"This is poetry of the first order, the work of an original, resourceful writer. The poems are passionate, they are intelligent, they are beautiful, marked equally by their haunting music and their sensuous, loss-touched images. Her language caresses and celebrates the coutours and textures of the world as body, even as it reveals an unshakable longing for something beyond it. " -- Wayne Dodd
Order, Or Disorder is replete with themes that touch on mortality and spirituality. What I love about Amy Newman’s brand of poetry is the earthy and impenetrable-but-there air. Her dose of honesty is delivered in a devious way.
Excerpted from “Parallax,” the poem that contained the titular line:
.... Scrape off the shavings like the allowance of sin.
This one is from “River,” my favorite piece in the book. It is the very antithesis of sappy and inspiring nature poetry.

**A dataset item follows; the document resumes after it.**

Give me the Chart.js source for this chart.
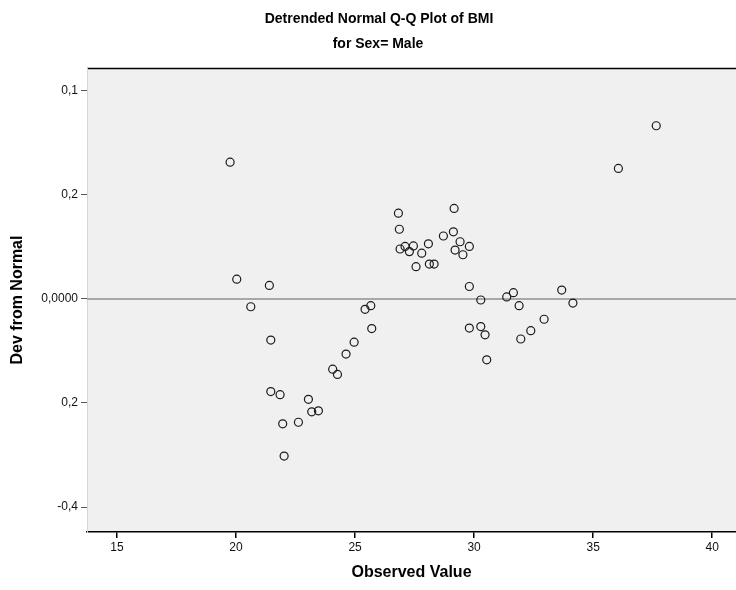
<!DOCTYPE html>
<html>
<head>
<meta charset="utf-8">
<title>Detrended Normal Q-Q Plot of BMI</title>
<script src="https://cdn.jsdelivr.net/npm/chart.js@4"></script>
<style>
  html, body { margin: 0; padding: 0; background: #fff; }
  #wrap { width: 736px; height: 590px; }
</style>
</head>
<body>
<div id="wrap"><canvas id="qq" width="736" height="590"></canvas></div>
<script>
// --- DATA ---
const observed = [
  19.75, 20.03, 21.40, 20.62, 21.46, 21.46, 21.85, 21.96, 22.02, 22.62,
  23.04, 23.18, 23.46, 24.06, 24.26, 24.62, 24.96, 25.42, 25.66, 25.70,
  26.82, 26.86, 26.89, 27.10, 27.28, 27.45, 27.56, 27.80, 28.08, 28.12,
  28.32, 29.16, 28.71, 29.13, 29.41, 29.80, 29.20, 29.53,
  29.80, 30.28, 31.37, 31.65, 31.89, 33.68, 34.15, 29.80, 30.28, 30.46,
  32.94, 32.38, 31.96, 30.53,
  37.65, 36.06
];
const devFromNormal = [
  0.263, 0.038, 0.026, -0.015, -0.079, -0.178, -0.184, -0.240, -0.302, -0.237,
  -0.193, -0.217, -0.215, -0.135, -0.145, -0.106, -0.083, -0.020, -0.013, -0.057,
  0.165, 0.134, 0.096, 0.101, 0.091, 0.102, 0.062, 0.088, 0.106, 0.067,
  0.067, 0.174, 0.121, 0.129, 0.110, 0.101, 0.094, 0.085,
  0.024, -0.002, 0.004, 0.012, -0.013, 0.017, -0.008, -0.056, -0.053, -0.069,
  -0.039, -0.061, -0.077, -0.117,
  0.333, 0.251
];
const xTicks = [15, 20, 25, 30, 35, 40];
const yTicks = [0.4, 0.2, 0, -0.2, -0.4];
const yTickLabels = ['0,1', '0,2', '0,0000', '0,2', '-0,4'];
const xMin = 13.74, xMax = 41.0;
const yMin = -0.448, yMax = 0.444;

const FONT = "'Liberation Sans', Arial, sans-serif";

// --- PLUGINS ---
const plotBackground = {
  id: 'plotBackground',
  beforeDraw(chart) {
    const { ctx, chartArea: a } = chart;
    ctx.save();
    ctx.fillStyle = '#f0f0f0';
    ctx.fillRect(a.left, a.top, a.right - a.left, a.bottom - a.top);
    ctx.strokeStyle = '#000';
    ctx.lineWidth = 1.5;
    ctx.beginPath();
    ctx.moveTo(a.left, a.top + 0.5);
    ctx.lineTo(a.right, a.top + 0.5);
    ctx.stroke();
    ctx.restore();
  }
};

const titles = {
  id: 'titles',
  afterDraw(chart) {
    const { ctx } = chart;
    ctx.save();
    ctx.fillStyle = '#000';
    ctx.textAlign = 'center';
    ctx.textBaseline = 'middle';
    ctx.font = 'bold 14px ' + FONT;
    ctx.fillText('Detrended Normal Q-Q Plot of BMI', 379, 19);
    ctx.font = 'bold 14px ' + FONT;
    ctx.fillText('for Sex= Male', 378, 44);
    ctx.restore();
  }
};

// --- CHART ---
const ctx = document.getElementById('qq').getContext('2d');
const qqChart = new Chart(ctx, {
  type: 'scatter',
  data: {
    datasets: [
      {
        label: 'Dev from Normal',
        data: observed.map((x, i) => ({ x: x, y: devFromNormal[i] })),
        pointStyle: 'circle',
        pointRadius: 4,
        pointHoverRadius: 4,
        pointBorderWidth: 1.2,
        pointBorderColor: '#1a1a1a',
        pointBackgroundColor: 'rgba(0,0,0,0)',
        order: 1
      },
      {
        type: 'line',
        label: 'zero',
        data: [{ x: xMin, y: 0 }, { x: xMax, y: 0 }],
        borderColor: '#a8a8a8',
        borderWidth: 2,
        pointRadius: 0,
        order: 2
      }
    ]
  },
  options: {
    responsive: false,
    animation: false,
    layout: { autoPadding: false, padding: { top: 68, right: 0, left: 0, bottom: 0 } },
    plugins: {
      legend: { display: false },
      tooltip: { enabled: false }
    },
    scales: {
      x: {
        type: 'linear',
        min: xMin,
        max: xMax,
        afterBuildTicks: s => { s.ticks = xTicks.map(v => ({ value: v })); },
        afterFit: s => { s.height = 58; },
        border: { display: true, color: '#000', width: 1.5 },
        grid: { drawOnChartArea: false, drawTicks: true, tickLength: 6, color: '#000', lineWidth: 1.5 },
        ticks: {
          padding: 2,
          color: '#111',
          font: { family: FONT, size: 12 },
          maxRotation: 0,
          callback: v => String(v)
        },
        title: {
          display: true,
          text: 'Observed Value',
          color: '#000',
          font: { family: FONT, size: 16, weight: 'bold' },
          padding: { top: 7.5, bottom: 7.5 }
        }
      },
      y: {
        type: 'linear',
        min: yMin,
        max: yMax,
        afterBuildTicks: s => { s.ticks = yTicks.map(v => ({ value: v })); },
        afterFit: s => { s.width = 87; },
        border: { display: true, color: '#d6d6d6', width: 1 },
        grid: { drawOnChartArea: false, drawTicks: true, tickLength: 6, color: '#555', lineWidth: 1 },
        ticks: {
          padding: 3,
          color: '#111',
          font: { family: FONT, size: 12 },
          callback: (v) => {
            const i = yTicks.findIndex(t => Math.abs(t - v) < 1e-9);
            return i >= 0 ? yTickLabels[i] : '';
          }
        },
        title: {
          display: true,
          text: 'Dev from Normal',
          color: '#000',
          font: { family: FONT, size: 16, weight: 'bold' },
          padding: { top: 8, bottom: 8 }
        }
      }
    }
  },
  plugins: [plotBackground, titles]
});
</script>
</body>
</html>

Winter froze the first half-foot of river straight down solid, gray-green, encasing what rushed beneath it. There are underneaths, enclosures, contents. Frames, windows, houses, channels, conduits, arteries, riverbanks. I’m afraid the snow will press on coming summer’s grasses. The river hangs names like bodies in the cold trees.
Order, Or Disorder is an excruciatingly varied and complex masterpiece. Each poem is well-thought. Each line break is unquestionably contrived to quicken the breathing a little. Each blow is delivered subtly, lovingly.